Yes, OF COURSE that's what I expect. This is the whole point of uploading.


> , but it is the crux of what my paper is attempting to answer. At the bottom of this email you hand wave this question away and say it doesn't matter: so long as it is functionally-equivalent then that's the best we can do and nothing more can be said.


No, I'm not hand-waving the question away, I'm addressing it directly. Functionally equivalent is what we're aiming for, and if it's achieved, then Job Done, if not, then we have a problem. That is the top and bottom of it.

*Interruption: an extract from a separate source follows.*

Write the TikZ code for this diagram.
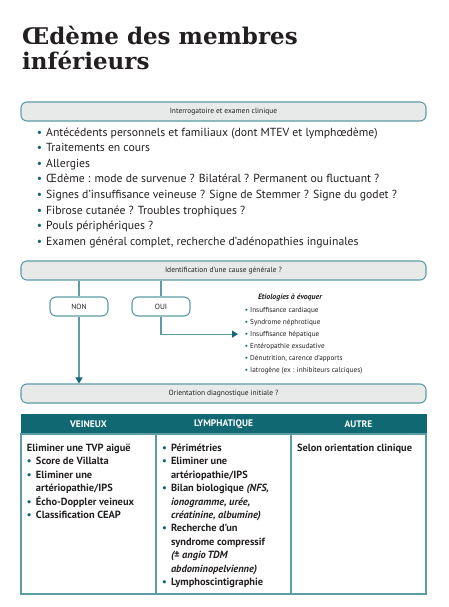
\documentclass[tikz,border=0pt]{standalone}
\usepackage{fontspec}
\setmainfont{PT Sans}
\newfontfamily\titlefont{DejaVu Serif}
\usetikzlibrary{positioning,arrows.meta}

\definecolor{tealline}{HTML}{5C9CA4}
\definecolor{tealdark}{HTML}{0F6872}
\definecolor{bargray}{HTML}{E8EAEA}
\definecolor{inkgray}{HTML}{231F20}

\newcommand{\clindot}{\llap{\textcolor{tealdark}{\textbullet}\hspace{4pt}}}
\newcommand{\etiodot}{\llap{\textcolor{tealdark}{\textbullet}\hspace{2pt}}}
\newcommand{\celldot}{\par\hangindent=9pt\hangafter=1\noindent\makebox[9pt][l]{\textcolor{tealdark}{\textbullet}}}
\newcommand{\cellbox}[1]{\parbox[t][140pt][t]{123pt}{\raggedright #1}}

\begin{document}
\begin{tikzpicture}[x=1pt, y=-1pt, text=inkgray,
  headline/.style={anchor=base west, inner sep=0pt, font=\titlefont\bfseries\fontsize{23}{25}\selectfont},
  stepbar/.style={draw=tealline, line width=1.1pt, fill=bargray, rounded corners=6pt, minimum width=405pt, minimum height=19pt, inner sep=0pt, font=\fontsize{7.5}{8}\selectfont},
  answer/.style={draw=tealline, line width=1.1pt, fill=white, rounded corners=6pt, minimum width=58pt, minimum height=19pt, inner sep=0pt, font=\fontsize{7.5}{8}\selectfont},
  clinitem/.style={anchor=base west, inner sep=0pt, font=\fontsize{11.7}{12}\selectfont},
  etioitem/.style={anchor=base west, inner sep=0pt, font=\fontsize{7.2}{8}\selectfont},
  link/.style={draw=tealline, line width=1.1pt},
  arrow/.style={link, -{Triangle[length=6pt, width=7pt, color=tealdark]}},
  headcell/.style={fill=tealdark, draw=tealdark, line width=1pt, text=white, minimum width=135pt, minimum height=20pt, inner sep=0pt, outer sep=0pt, font=\bfseries\fontsize{9.5}{10}\selectfont},
  bodycell/.style={draw=tealline, line width=1.1pt, minimum width=135pt, inner xsep=6pt, inner ysep=10pt, outer sep=0pt, font=\bfseries\fontsize{10.4}{13.4}\selectfont}]
\useasboundingbox (0,0) rectangle (448,607);

% titre
\node[headline] (title-a) at (22,45) {Œdème des membres};
\node[headline] (title-b) at (22,70) {inférieurs};

% interrogatoire
\node[stepbar] (interro) at (223.5,111.5) {Interrogatoire et examen clinique};
\foreach \txt [count=\n] in {Antécédents personnels et familiaux (dont MTEV et lymphœdème),
    Traitements en cours, Allergies,
    Œdème : mode de survenue ? Bilatéral ? Permanent ou fluctuant ?,
    Signes d’insuffisance veineuse ? Signe de Stemmer ? Signe du godet ?,
    Fibrose cutanée ? Troubles trophiques ?, Pouls périphériques ?,
    {Examen général complet, recherche d’adénopathies inguinales}}
  \node[clinitem] (clin-\n) at (46,{136+15.6*(\n-1)}) {\clindot\txt};

% cause generale
\node[stepbar] (cause) at (223.5,270.5) {Identification d’une cause générale ?};
\node[answer] (non) at (79,306.5) {NON};
\node[answer] (oui) at (161,306.5) {OUI};

\node[etioitem, anchor=base, font=\bfseries\itshape\fontsize{7.8}{8}\selectfont] (etio) at (290,299) {Etiologies à évoquer};
\foreach \txt [count=\n] in {Insuffisance cardiaque, Syndrome néphrotique,
    Insuffisance hépatique, Entéropathie exsudative,
    {Dénutrition, carence d’apports}, Iatrogène (ex : inhibiteurs calciques)}
  \node[etioitem] (etio-\n) at (250,{312+12*(\n-1)}) {\etiodot\txt};

% orientation
\node[stepbar] (orient) at (223.5,393.5) {Orientation diagnostique initiale ?};

\draw[link] (cause.south -| non.north) -- (non.north);
\draw[arrow] (non.south) -- (non.south |- orient.north);
\draw[link] (cause.south -| oui.north) -- (oui.north);
\draw[arrow, shorten >=12pt] (oui.south) |- (etio-3.west);

% tableau
\node[headcell] (veineux) at (88.5,424) {VEINEUX};
\node[headcell, right=0pt of veineux] (lymph) {LYMPHATIQUE};
\node[headcell, right=0pt of lymph] (autre) {AUTRE};

\node[bodycell, below=0pt of veineux] (veineux-body) {\cellbox{%
  Eliminer une TVP aiguë
  \celldot Score de Villalta
  \celldot Eliminer une\newline artériopathie/IPS
  \celldot Écho-Doppler veineux
  \celldot Classification CEAP}};
\node[bodycell, below=0pt of lymph] (lymph-body) {\cellbox{%
  \celldot Périmétries
  \celldot Eliminer une\newline artériopathie/IPS
  \celldot Bilan biologique \textit{(NFS,\newline ionogramme, urée,\newline créatinine, albumine)}
  \celldot Recherche d’un\newline syndrome compressif\newline \textit{(± angio\,TDM\newline abdominopelvienne)}
  \celldot Lymphoscintigraphie}};
\node[bodycell, below=0pt of autre] (autre-body) {\cellbox{%
  Selon orientation clinique}};
\end{tikzpicture}
\end{document}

> it is true no more can be said if we limit arguments to empiricism. But the whole point of my write up is that *more can be said* if we expand to include rational arguments, but you seem allergic to these.
> As such I don't think we can make any more progress on this thread, unless you are willing to engage on the question above. You may continue to say it is an irrelevant meaningless question, and there is a certain logic in that position, but it avoids what most people seek to preserve by freezing their brain and later uploading. If you wonder why cryonics is less popular, it is in no small part because so little has been done to try to answer this very question which matters to so many.


What I'm allergic to is this barmy idea of 'Open Individualism', which 1) makes no sense to me, and 2) is irrelevant to uploading.

The rational argument is: IF functionalism is true (all signs point to 'Yes'), AND a successful copy of the brain's connectome and connection weights can be made and recreated in a suitable computing substrate capable of activating it (progress is being made towards this), THEN the original person lives on in the new substrate.

That's about as clear and simple as I can make it.